Yeah it could be alright and you could have more energy but you’re still playing Russian Roulette in terms of your ability to provide for yourself and the child aren’t you? Some marginal additional strength benefits don’t make this a worthwhile trade off for me.

MyGardenIsAmess · 29/06/2024 12:05

Thepeopleversuswork · 29/06/2024 12:00

@MyGardenIsAmess

I don't know. At 20 I could stay up all night looking after a baby for nights on end and not miss a beat or feel tired.

Hmm maybe. I just don’t buy the argument that this somehow makes it easier. Having a newborn is brutal for anyone. But people trot out this “you have more energy when you’re younger” as if that means you can overcome anything. I just don’t think this is a big enough factor to outweigh the massive downsides of encumbering yourself with a child when you have no way of making your own money and are completely at the mercy of the bloke you are with. Ultimately money is more important than stamina for a child’s future.

Yeah it could be alright and you could have more energy but you’re still playing Russian Roulette in terms of your ability to provide for yourself and the child aren’t you? Some marginal additional strength benefits don’t make this a worthwhile trade off for me.

That's where I would disagree. I never found having a baby brutal. I loved it and found it quite easy. Whether that's because I was younger or whether it's because motherhood is just something that came easier to me than to some others, I don't know.

Comedycook · 29/06/2024 12:09

I partially agree with you op. She's very young. Having children is 95% drudgery. She's got two decades of that stretched out in front of her now...the best years of her life now to be spent on raising a child. Yes lots of young parents can still achieve plenty but it's an uphill struggle. That amazing sense of freedom gone

Ohhelpicantthinkofaname · 29/06/2024 12:10

Thepeopleversuswork · 29/06/2024 12:00

@MyGardenIsAmess

I don't know.

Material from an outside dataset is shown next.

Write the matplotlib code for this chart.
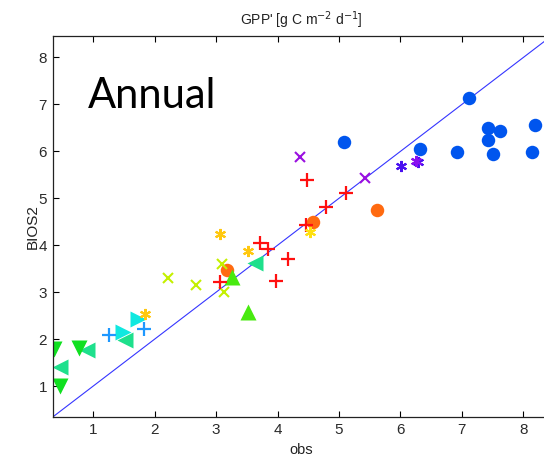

At 20 I could stay up all night looking after a baby for nights on end and not miss a beat or feel tired.

Hmm maybe. I just don’t buy the argument that this somehow makes it easier. Having a newborn is brutal for anyone. But people trot out this “you have more energy when you’re younger” as if that means you can overcome anything. I just don’t think this is a big enough factor to outweigh the massive downsides of encumbering yourself with a child when you have no way of making your own money and are completely at the mercy of the bloke you are with. Ultimately money is more important than stamina for a child’s future.

Yeah it could be alright and you could have more energy but you’re still playing Russian Roulette in terms of your ability to provide for yourself and the child aren’t you? Some marginal additional strength benefits don’t make this a worthwhile trade off for me.

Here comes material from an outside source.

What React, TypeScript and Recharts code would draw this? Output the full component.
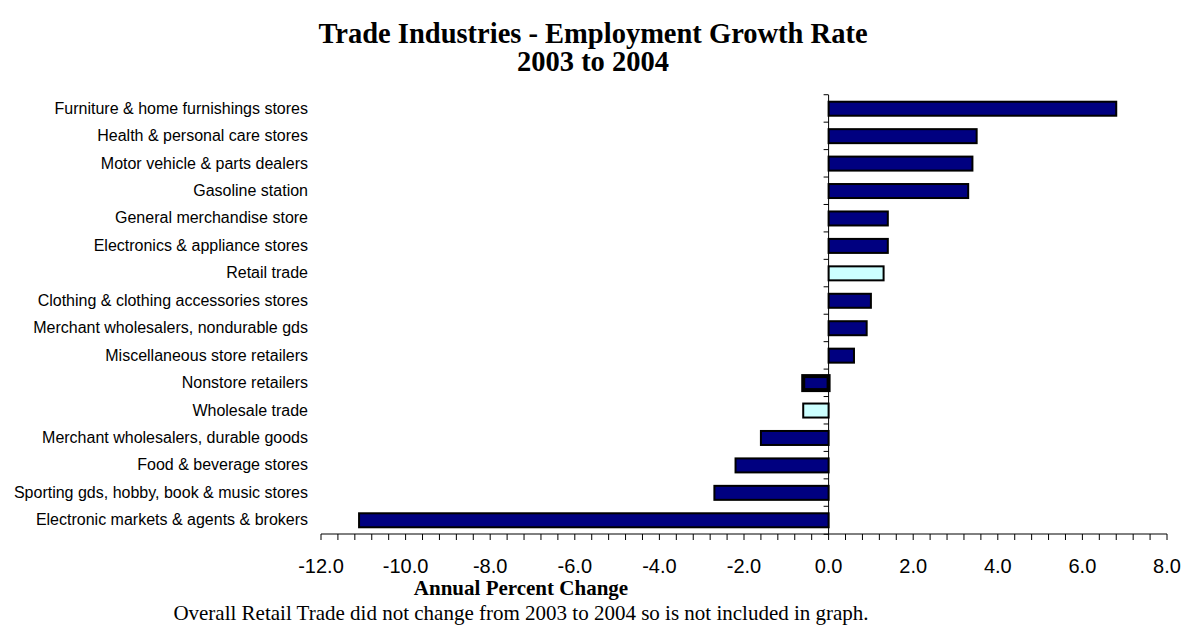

I never found having a new born brutal. It’s was pretty easy really. I was never overwhelmed by it, never struggled with the lack of sleep despite dd2 never sleeping. It’s was fine and pretty enjoyable tbh.

there have been harder parenting stages since, but that’s to be expected for everyone. On the whole, being a young parent has been a great experience. I know it doesn’t work out so well for everyone out there, but people are individuals, the have their own circumstances and capacities. Having a baby in your late teens or early 20s is not the end of the world!

Ohhelpicantthinkofaname · 29/06/2024 12:11

Comedycook · 29/06/2024 12:09

I partially agree with you op. She's very young. Having children is 95% drudgery. She's got two decades of that stretched out in front of her now...the best years of her life now to be spent on raising a child. Yes lots of young parents can still achieve plenty but it's an uphill struggle. That amazing sense of freedom gone

If you choose to have children, shouldn’t you want to give them the best years of your life, rather than what’s left later on? Just a thought. I mean you don’t have to have them.